You are the salt of the earth. But what good is salt if it has lost its flavor? Can you make it salty again? It will be thrown out and trampled underfoot as worthless.
You are the light of the world—like a city on a hilltop that cannot be hidden. No one lights a lamp and then puts it under a basket. Instead, a lamp is placed on a stand, where it gives light to everyone in the house. In the same way, let your good deeds shine out for all to see, so that everyone will praise your heavenly Father. (Matt 5:11-16 NLT)
Leslie Joan Miller says
This appears to be something that will be very enlightening. Of course many “Christians” today have no idea what Jesus said.
David Turner says
Sad but true.
Blessed are you when men persecute you!
Tim Miskimen says
A good start to what sounds like a meddlesome series. Looking forward to future posts. Thank you.
David Turner says
Meddlesome? Sure hope so!
This is an excellent introduction to the sermon on the mount.
In India Mahatma Gandhi who is the father of our nation had high regard for the teachings of Jesus, especially to the sermon on the mount. He said once that SOM (Sermon on the Mount) contained the whole message of Jesus unadulterated. But much of that which passes for Christianity is a negation of SOM. “ if-then I had to face only the SOM and my interpretation of it, I should not hesitate to say, “ oh yes, I am a Christian.
This is an incredible piece of study that will help us grow as a follower of Jesus.
Just a question, what do you mean to say “counter Christian culture?”
David Turner says
Stott’s book was called Christian Counter Culture; he was affirming that Jesus’ teachings were counter to the world’s cultures. I’m saying it’s worse than that, that Jesus’ teachings are counter to much that passes for “Christian” culture today.
No disrespect to Gandhi or to others who have said similar things about the Sermon, but I don’t think it contains the whole message of Jesus.
Jerry Wittingen says
As typically in the past, this post was interesting and informative. I am looking forward to the next seven posts.
Mary F says
I don’t remember when I first read John Stott’s book–well underlined and re-read over the years. I look forward to fresh perspective on The Sermon. So far I have managed to memorize Matt. 5:1-20. The application is the daily challenge. I look forward to the study time over the next weeks. Thank you.
David Turner says
You’re right Mary, application is the constant challenge.
Tim Sprankle says
I’ve been preaching through the Sermon for the past few weeks.
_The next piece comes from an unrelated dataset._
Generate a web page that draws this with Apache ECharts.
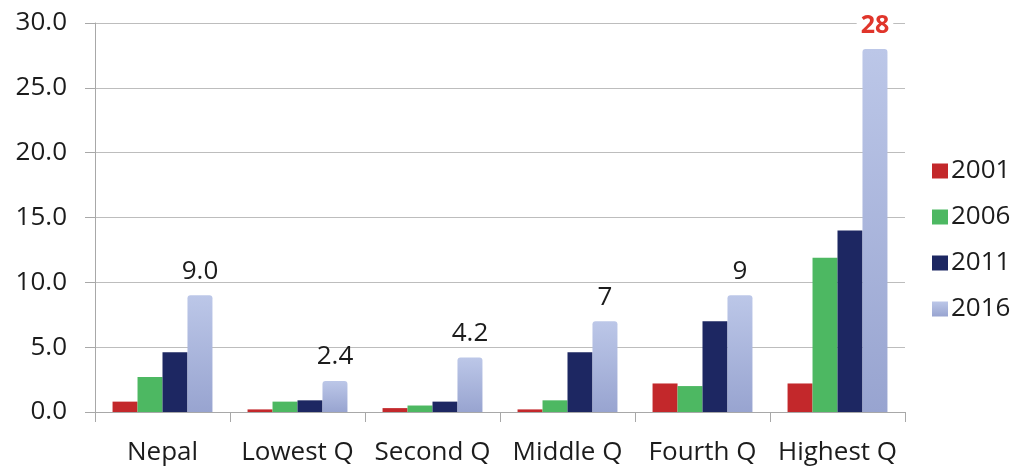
<!DOCTYPE html>
<html>
<head>
<meta charset="utf-8">
<script src="https://cdn.jsdelivr.net/npm/echarts@6/dist/echarts.min.js"></script>
<style>
  html, body { margin: 0; padding: 0; background: #fff; }
  #chart { width: 1021px; height: 467px; }
</style>
</head>
<body>
<div id="chart"></div>
<script>
// Groups along the x axis
const categories = ['Nepal', 'Lowest Q', 'Second Q', 'Middle Q', 'Fourth Q', 'Highest Q'];

// Survey years and their values per group
const years = ['2001', '2006', '2011', '2016'];
const values2001 = [0.8, 0.2, 0.3, 0.2, 2.2, 2.2];
const values2006 = [2.7, 0.8, 0.5, 0.9, 2.0, 11.9];
const values2011 = [4.6, 0.9, 0.8, 4.6, 7.0, 14.0];
const values2016 = [9.0, 2.4, 4.2, 7, 9, 28];

// Text printed above the 2016 bars
const labels2016 = ['9.0', '2.4', '4.2', '7', '9', '28'];

// Y axis range
const yMin = 0, yMax = 30, yStep = 5;

const FONT = 'Open Sans';
const TEXT = '#1c1c1c';

const lightGradient = new echarts.graphic.LinearGradient(0, 0, 0, 1, [
  { offset: 0, color: '#bcc7e8' },
  { offset: 1, color: '#98a4d0' }
]);

const colors = ['#c3282b', '#4db862', '#1d2762', lightGradient];
const seriesValues = [values2001, values2006, values2011, values2016];

const series = years.map((y, i) => {
  const s = {
    name: y,
    type: 'bar',
    barGap: '0%',
    barCategoryGap: '26%',
    itemStyle: { color: colors[i] },
    data: seriesValues[i].slice()
  };
  if (i === 3) {
    s.itemStyle.borderRadius = [3, 3, 0, 0];
    s.data = seriesValues[i].map((v, j) => {
      const item = { value: v };
      if (j === seriesValues[i].length - 1) {
        item.label = {
          color: '#e0352b',
          fontWeight: 'bold',
          fontSize: 25,
          backgroundColor: '#fff',
          padding: [0, 4],
          distance: 11
        };
      }
      return item;
    });
    s.label = {
      show: true,
      position: 'top',
      distance: 11,
      fontFamily: FONT,
      fontSize: 26,
      color: TEXT,
      formatter: p => labels2016[p.dataIndex]
    };
  }
  return s;
});

const chart = echarts.init(document.getElementById('chart'), null, { renderer: 'canvas' });
chart.setOption({
  animation: false,
  backgroundColor: '#fff',
  textStyle: { fontFamily: FONT },
  grid: { left: 95, right: 116, top: 23, bottom: 55, containLabel: false },
  legend: {
    orient: 'vertical',
    left: 927,
    top: 151,
    itemWidth: 16,
    itemHeight: 15,
    itemGap: 16,
    icon: 'rect',
    data: years,
    textStyle: { fontFamily: FONT, fontSize: 26, color: TEXT, lineHeight: 30, padding: [0, 0, 0, -2] }
  },
  xAxis: {
    type: 'category',
    data: categories,
    axisLine: { lineStyle: { color: '#a8a8a8', width: 1 } },
    axisTick: { show: true, length: 10, lineStyle: { color: '#a8a8a8' } },
    axisLabel: { fontFamily: FONT, fontSize: 26, color: TEXT, margin: 28, interval: 0 }
  },
  yAxis: {
    type: 'value',
    min: yMin,
    max: yMax,
    interval: yStep,
    axisLine: { show: true, lineStyle: { color: '#a8a8a8' } },
    axisTick: { show: true, length: 10, lineStyle: { color: '#a8a8a8' } },
    splitLine: { lineStyle: { color: '#bdbdbd' } },
    axisLabel: {
      fontFamily: FONT, fontSize: 26, color: TEXT, margin: 28,
      formatter: v => v.toFixed(1)
    }
  },
  series: series
});
</script>
</body>
</html>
Our mutual friend John Lillis sent me this link. Here’s my struggle: I oscillate between oversimplifying parts and overcomplicating others. How much of the structure do people need to know to appreciate it? Do the OT and 2nd Temple references better help people grasp it? Does my “Big Idea” ever do justice to Jesus’s actual words? What does Jesus’s vision of “Flourishing” (Pennington’s word) look like today, especially in contrast to America’s (and evangelicalism’s) cherished terms “liberty” and “happiness”? I’m just wondering aloud; I’ll stay tuned as you continued to post. Thanks.
David Turner says
Thanks for the perceptive comments and questions Tim. I think you have to decide as you exegete your specific audience to what extent (if at all) details of background and structure will enhance communication and edification. I’m still thinking about Pennington’s “flourishing” as a translation of makarios. So far I’m not sold. I gotta go now but I’ll try to get back and say more about this.